Parliament: MPs discuss balance between malicious falsehoods and opinions in fake news debate

Ms Sun Xueling (Pasir Ris-Punggol GRC) asked in Parliament how people could distinguish between those who knowingly create or spread online falsehoods from those who are just expressing their opinions.
Ms Sun Xueling (Pasir Ris-Punggol GRC) asked in Parliament how people could distinguish between those who knowingly create or spread online falsehoods from those who are just expressing their opinions.PHOTO: THE NEW PAPER

SINGAPORE - The topic of where to draw the line in fighting fake news online is being debated in Parliament.

One of the questions posed was: How does Singapore ensure that new laws to tackle online falsehoods will not end up impeding citizens' rights to free speech?

This was raised by Ms Sun Xueling (Pasir Ris-Punggol GRC) on Wednesday (Jan 10). "How do we distinguish those who knowingly create or spread online falsehoods from those who are just expressing their opinions?"

She was responding to a motion proposed by Home Affairs and Law Minister K. Shanmugam to form a committee to examine the problem of online falsehoods. This 10-MP select committee, if appointed, will come up with countermeasures, which could include legislation, against the threat of such fake news.

Nominated MP Kok Heng Leun highlighted the need to define what a deliberate falsehood is, and where to draw the line with biased but legitimate commentaries.

He also called for a deeper look at existing laws.

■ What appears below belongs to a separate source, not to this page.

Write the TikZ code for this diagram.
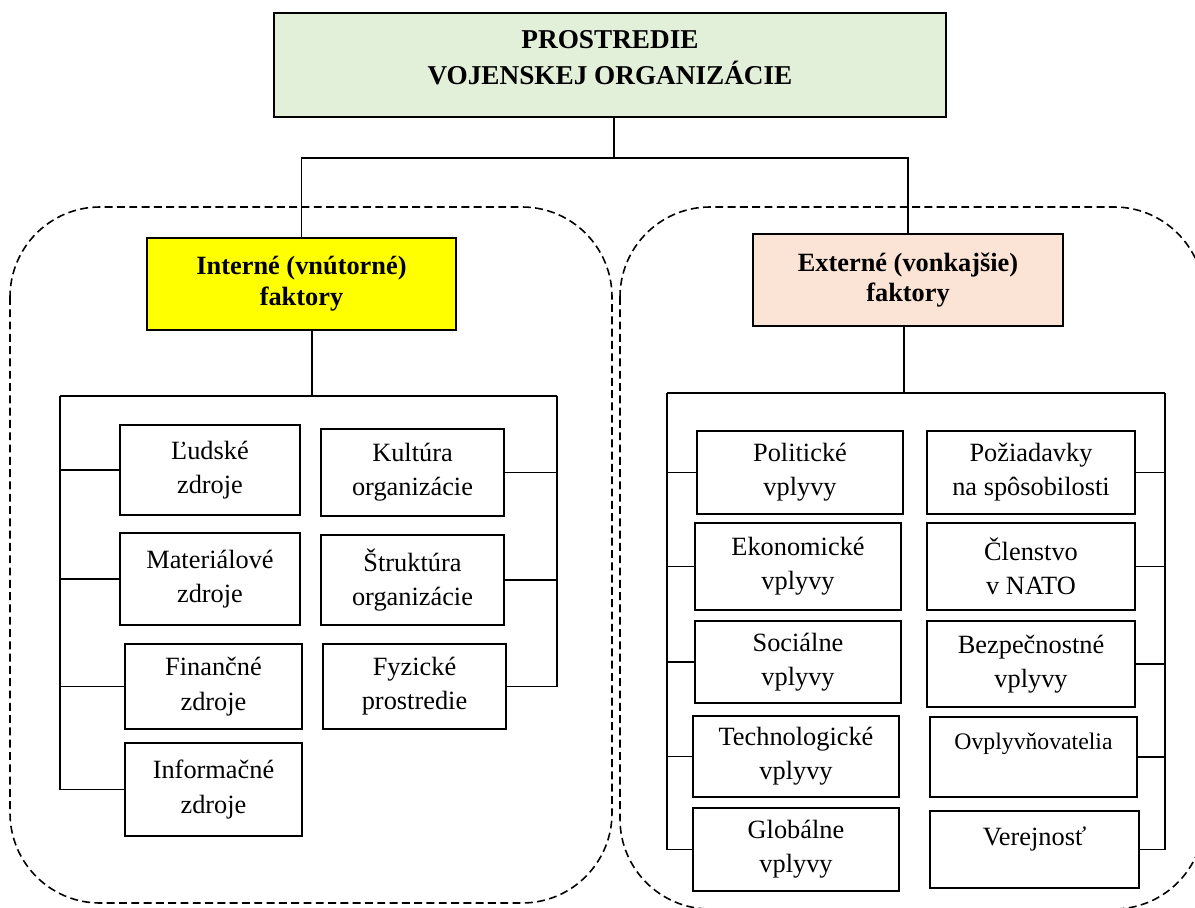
\documentclass[tikz,border=0pt]{standalone}
\usepackage{fontspec}
\setmainfont{Liberation Serif}
\definecolor{titlegreen}{HTML}{E2EFD9}
\definecolor{intyellow}{HTML}{FFFF00}
\definecolor{extpeach}{HTML}{FBE4D5}

\begin{document}
\begin{tikzpicture}[x=0.02cm, y=-0.02cm,
  every node/.style={inner sep=0pt, outer sep=0pt},
  % a box given by its left, top, right and bottom edges
  span/.style n args={4}{at={({(#1+#3)/2},{(#2+#4)/2})},
    minimum width={(#3-#1)*0.02cm}, minimum height={(#4-#2)*0.02cm}},
  frame/.style={draw, line width=1.1pt, align=center, fill=white},
  title/.style={frame, fill=titlegreen, font=\bfseries\fontsize{15.5}{20.5}\selectfont},
  factor/.style={frame, font=\bfseries\fontsize{15}{17.5}\selectfont},
  leaf/.style={frame, font=\fontsize{15}{19.5}\selectfont},
  link/.style={line width=1.1pt},
  zone/.style={draw, line width=0.9pt, dash pattern=on 4.5pt off 2.5pt, rounded corners=1.8cm}]

\clip (0,0) rectangle (1195,908);

% dashed groups
\draw[zone] (10,207) rectangle (612,903);
\draw[zone] (620,207) rectangle (1204,909);

% root
\node[title, span={274}{13}{946}{117}] (root) {PROSTREDIE\\VOJENSKEJ ORGANIZÁCIE\\[-12.5pt]\mbox{}};

% the two factor groups
\node[factor, fill=intyellow, span={147}{238}{456}{330}] (int) {Interné (vnútorné)\\faktory};
\node[factor, fill=extpeach, span={753}{234}{1063}{326}] (ext) {Externé (vonkajšie)\\faktory};

% internal factors
\node[leaf, span={120}{425}{300}{515}] (hum) {Ľudské\\zdroje};
\node[leaf, span={120}{533}{300}{625}] (mat) {Materiálové\\zdroje};
\node[leaf, span={125}{644}{302}{729}] (fin) {Finančné\\zdroje};
\node[leaf, span={125}{743}{302}{836}] (inf) {Informačné\\zdroje};
\node[leaf, span={321}{429}{504}{516}] (cul) {Kultúra\\organizácie};
\node[leaf, span={321}{535}{504}{625}] (str) {Štruktúra\\organizácie};
\node[leaf, span={323}{644}{506}{729}] (phy) {Fyzické\\prostredie};

% external factors
\node[leaf, span={697}{431}{903}{514}] (pol) {Politické\\vplyvy};
\node[leaf, span={695}{523}{901}{610}] (eko) {Ekonomické\\vplyvy};
\node[leaf, span={695}{621}{901}{703}] (soc) {Sociálne\\vplyvy};
\node[leaf, span={693}{716}{899}{797}] (tec) {Technologické\\vplyvy};
\node[leaf, span={693}{808}{899}{891}] (glo) {Globálne\\vplyvy};
\node[leaf, span={927}{431}{1135}{514}] (poz) {Požiadavky\\na spôsobilosti};
\node[leaf, span={927}{523}{1135}{610}] (cle) {Členstvo\\v NATO};
\node[leaf, span={927}{621}{1135}{707}] (bez) {Bezpečnostné\\vplyvy};
\node[leaf, font=\fontsize{13.5}{19.5}\selectfont, span={930}{717}{1137}{797}] (ovp) {Ovplyvňovatelia\\[-1pt]\mbox{}};
\node[leaf, span={930}{811}{1139}{888}] (ver) {Verejnosť\\[-4pt]\mbox{}};

% root to factor groups
\coordinate (hub) at (614,158);
\draw[link] (root.south -| hub) -- (hub);
\draw[link] (int.north) -- (int.north |- hub) -- (ext.north |- hub) -- (ext.north);

% internal tree
\coordinate (iHub) at (312,396);
\coordinate (iL) at (60,396);
\coordinate (iR) at (557,396);
\draw[link] (int.south -| iHub) -- (iHub);
\draw[link] (iL) -- (iR);
\draw[link] (iL) |- (inf.west);
\draw[link] (iR) |- (phy.east);
\foreach \n in {hum,mat,fin} \draw[link] (\n.west) -- (\n.west -| iL);
\foreach \n in {cul,str} \draw[link] (\n.east) -- (\n.east -| iR);

% external tree
\coordinate (eHub) at (904,393);
\coordinate (eL) at (667,393);
\coordinate (eR) at (1165,393);
\draw[link] (ext.south -| eHub) -- (eHub);
\draw[link] (eL) -- (eR);
\draw[link] (eL) |- (glo.west);
\draw[link] (eR) |- (ver.east);
\foreach \n in {pol,eko,soc,tec} \draw[link] (\n.west) -- (\n.west -| eL);
\foreach \n in {poz,cle,bez,ovp} \draw[link] (\n.east) -- (\n.east -| eR);
\end{tikzpicture}
\end{document}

These include the Telecommunications Act - where knowingly transmitting a false message could lead to a fine and jail term - and the Protection from Harassment Act and Sedition Act, which already go some way in curbing online falsehoods. This was seen in a previous case where founders of The Real Singapore were jailed for a series of seditious articles.

"This demonstrates that our current existing laws and provisions have been effective," he argued.

"We do not want a heavy-handed approach that will root out constructive, though at times disagreeing voices ," said Mr Kok.

He called for the select committee to balance the interests of protecting national security and public order, with the interests of individuals who want to have "meaningful discussions on issues of concern including government policies" and also that of the media to report on such matters.

Mr Seah Kian Peng (Marine Parade GRC) also noted that the extent of government involvement "requires deep discussion".

"We may end up freezing free speech online," he said. "Legislation, if overly relied on, may also weaken the ability of society to educate themselves, and discern what is real or not for themselves."

Ms Lee Bee Wah (Nee Soon GRC) said she hopes the Select Committee can pay attention to whether any measures introduced could be used to silence government critics or members of the opposition.

In response, Mr Shanmugam said that combating falsehoods is not contrary to the exercise of freedom of speech.

He said: “In fact, keeping falsehoods out of our discourse enables freedom of speech to be meaningfully exercised.”

He added that in considering responses to deal with falsehoods, there will be a need to take into account the nature and intention behind them.

Mr Shanmugam noted Mr Kok’s point that fake news is used to divide and mislead society, and his question on how this segues into biased commentary. In response, he said strongly-held viewpoints based on inaccuracies is one kind of falsehood.

However, its impact would be different from deliberate, targeted fake news, and these are matters that should be considered.

During Wednesday’s debate, NMP Mahdev Mohan said that it is important to clarify the term "fake news", to frame the problem that Singapore means to tackle. He also said users should be equipped to be the first line of defence against fake news.

In dealing with the scourge of fake news, there should be more education, said the MPs.

Ms Rahayu Mahzam (Jurong GRC) said that legislation should be a part of a "wider, more multi-pronged approach" where media literacy is key.

NMP Ganesh Rajaram added that "education has to start at a much earlier stage", perhaps as early as pre-school.

"This needs a 'whole of Singapore' approach; everyone from parents to grandparents to teachers need to get involved," he added.

Mr Christopher de Souza (Holland-Bukit Timah GRC) said: "What is important is discernment, and not just disbelief."

"Empowering people to discern between truth and lies is of paramount importance," he added. "Only then, can we increase our resistance to the insidiousness of falsehood."